Rui Rio discordou da posição assumida pelo presidente da Assembleia da República. Apesar de considerar o diploma inconstitucional, o líder do PSD defendeu que «é perigoso abrir essa porta» e deve existir «a liberdade de se debater o que se quiser».

O Bloco foi o único partido de esquerda a defender que o diploma devia ser debatido. Pedro Filipe Soares classifica a proposta como uma «uma aberração política», mas considera que, «para garantir a liberdade de iniciativa, nenhuma maioria absoluta deve poder vetar iniciativas legislativas de outros partidos sob o argumento constitucional». 

OPS, que desde o início tentou travar o debate em plenário, argumenta que a proposta é inconstitucional e contou com o apoio do PCP para impedir o debate. A deputada socialista Cláudia Santos congratulou-se com a decisão. «Não permitimos que a Assembleia da República fosse aviltada com a discussão de um projeto de lei que é manifestamente inconstitucional».

«Se fosse Almeida Santos isto não acontecia»

A polémica ficou, para já, resolvida, mas dificilmente a guerra entre o presidente da Assembleia da República e André Ventura ficará por aqui.  O deputado do Chega pretende reformular o projeto de lei sobre o abuso de menores e garante que vai avançar com outras propostas que poderão enfrentar problemas idênticos como a prisão perpétua ou o trabalho obrigatório nas prisões. Para André Ventura, este «é um precedente gravíssimo» e aponta o dedo a Ferro Rodrigues. «Aqui houve má vontade. Tenho a certeza que se fosse o dr. Almeida Santos isto não acontecia. O que temos aqui é um presidente que tornou a coisa quase pessoal», diz ao SOL. 

Ferro Rodrigues agiu bem?

Não é pacifico se, nestes casos, o presidente do Parlamento deve impedir ou não a discussão das propostas por alegadas inconstitucionalidades.

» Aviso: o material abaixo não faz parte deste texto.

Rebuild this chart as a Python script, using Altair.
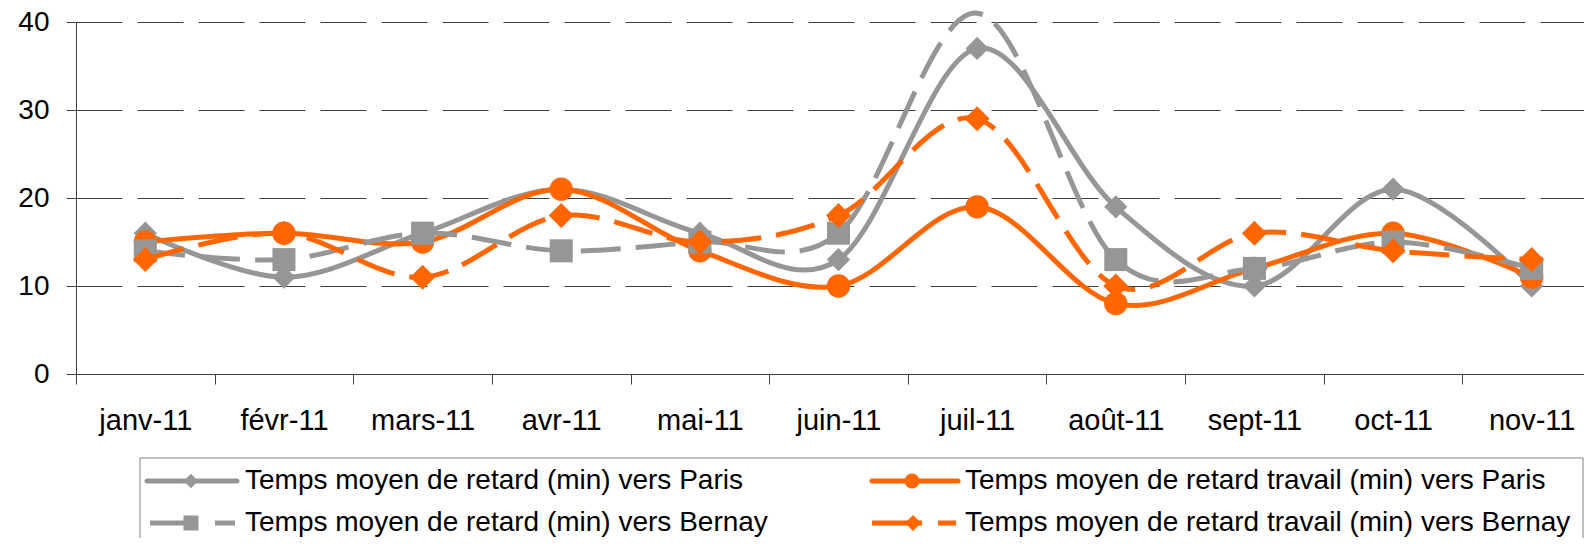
import altair as alt
import pandas as pd

months = ["janv-11", "févr-11", "mars-11", "avr-11", "mai-11", "juin-11",
          "juil-11", "août-11", "sept-11", "oct-11", "nov-11"]
retard_paris = [16, 11, 16, 21, 16, 13, 37, 19, 10, 21, 10]
travail_paris = [15, 16, 15, 21, 14, 10, 19, 8, 12, 16, 11]
retard_bernay = [14, 13, 16, 14, 15, 16, 41, 13, 12, 15, 12]
travail_bernay = [13, 16, 11, 18, 15, 18, 29, 10, 16, 14, 13]

names = [
    "Temps moyen de retard (min) vers Paris",
    "Temps moyen de retard travail (min) vers Paris",
    "Temps moyen de retard (min) vers Bernay",
    "Temps moyen de retard travail (min) vers Bernay",
]
values = [retard_paris, travail_paris, retard_bernay, travail_bernay]

GRAY = "#969696"
ORANGE = "#FF6600"
FONT = "Liberation Sans"

styles = [
    dict(color=GRAY, dash=None, shape="diamond", size=540, lsize=210),
    dict(color=ORANGE, dash=None, shape="circle", size=545, lsize=225),
    dict(color=GRAY, dash=[40, 15], shape="square", size=530, lsize=225),
    dict(color=ORANGE, dash=[40, 15], shape="diamond", size=625, lsize=260),
]

rows = []
for n, vals in zip(names, values):
    for m, v in zip(months, vals):
        rows.append({"month": m, "value": v, "series": n})
df = pd.DataFrame(rows)

x_enc = alt.X(
    "month:O", sort=months, title=None, bandPosition=0.5,
    scale=alt.Scale(type="band", domain=months, range=[0, 1525],
                    paddingInner=0, paddingOuter=0),
    axis=alt.Axis(tickBand="extent", labelAngle=0, tickSize=10, labelPadding=22,
                  labelFontSize=29, labelFont=FONT, labelColor="black",
                  domainColor="#404040", tickColor="#404040", grid=False,
                  labelOverlap=False),
)
y_enc = alt.Y(
    "value:Q", title=None,
    scale=alt.Scale(domain=[0, 40], nice=False),
    axis=alt.Axis(values=[0, 10, 20, 30, 40], grid=True, gridDash=[46, 15],
                  gridColor="#404040", gridWidth=1, tickSize=10, labelPadding=17,
                  labelFontSize=28, labelFont=FONT, labelColor="black",
                  domainColor="#404040", tickColor="#404040"),
)

layers = []
for n, st in zip(names, styles):
    base = alt.Chart(df).transform_filter(alt.datum.series == n)
    line_kwargs = dict(color=st["color"], strokeWidth=5, interpolate="cardinal",
                       strokeJoin="round")
    if st["dash"]:
        line_kwargs["strokeDash"] = st["dash"]
        line_kwargs["strokeCap"] = "butt"
    else:
        line_kwargs["strokeCap"] = "round"
    layers.append(base.mark_line(**line_kwargs).encode(x=x_enc, y=y_enc))
    layers.append(
        base.transform_filter(alt.datum.value <= 40)
        .mark_point(shape=st["shape"], filled=True, size=st["size"],
                    color=st["color"], opacity=1, strokeWidth=0)
        .encode(x=x_enc, y=y_enc)
    )

# Legend (drawn by hand, in pixel positions relative to the plot area)
one = pd.DataFrame({"a": [0]})
layers.append(
    alt.Chart(one).mark_rect(fillOpacity=0, stroke="#808080", strokeWidth=1)
    .encode(x=alt.value(64), x2=alt.value(1507), y=alt.value(436), y2=alt.value(600))
)
legend_pos = [
    dict(x1=71, x2=161, mx=115, tx=169, y=459, dash=None),
    dict(x1=796, x2=882, mx=836, tx=889, y=459, dash=None),
    dict(x1=74, x2=159, mx=115, tx=169, y=501, dash=[48, 17]),
    dict(x1=796, x2=880, mx=837, tx=889, y=501, dash=[50, 16]),
]
for n, st, p in zip(names, styles, legend_pos):
    rk = dict(color=st["color"], strokeWidth=5)
    if p["dash"]:
        rk["strokeDash"] = p["dash"]
        rk["strokeCap"] = "butt"
    else:
        rk["strokeCap"] = "round"
    layers.append(
        alt.Chart(one).mark_rule(**rk)
        .encode(x=alt.value(p["x1"]), x2=alt.value(p["x2"]), y=alt.value(p["y"]))
    )
    layers.append(
        alt.Chart(one).mark_point(shape=st["shape"], filled=True, size=st["lsize"],
                                  color=st["color"], opacity=1, strokeWidth=0)
        .encode(x=alt.value(p["mx"]), y=alt.value(p["y"]))
    )
    layers.append(
        alt.Chart(one).mark_text(align="left", baseline="middle", fontSize=28,
                                 font=FONT, color="black")
        .encode(x=alt.value(p["tx"]), y=alt.value(p["y"]), text=alt.value(n))
    )

chart = alt.layer(*layers).properties(
    width=1508, height=352,
    autosize=alt.AutoSizeParams(type="none"),
    padding={"left": 68, "top": 14, "right": 0, "bottom": 164},
).configure_view(stroke=None)

chart.save("out.html", embed_options={"renderer": "svg", "actions": False})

Guilherme Silva, ex-vice-presidente da Assembleia da República, entende que «não é boa regra comprometer» o processo legislativo. «Custa-me um bocadinho admitir, independentemente de se tratar de uma iniciativa mais à direita ou mais à esquerda», afirma ao SOL o ex-líder parlamentar do PSD. 

José Matos Correia, que também foi vice-presidente do Parlamento, tem outra posição e lembra que «quem tem o direito de estabelecer a agenda parlamentar» é o presidente da Assembleia da República. «Se, de facto, há inconstitucionalidades, o presidente da Assembleia da República agiu bem. É mesmo obrigação do presidente da Assembleia da República não admitir essas iniciativas. Não tem sido prática? Paciência»», diz ao SOL o antigo deputado do PSD.  

Isabel Moreira argumenta que o regimento da Assembleia da República «é claro» e prevê que «não devem ser agendados projetos de lei inconstitucionais». A deputada socialista admite que «tem de haver muita cautela na aplicação do regimento», porque «só nos casos de descarada inconstitucionalidade é que não há lugar a agendamento». 

O regimento da Assembleia da República prevê que não sejam aceites as propostas que «infrinjam a Constituição ou os princípios nela consignados».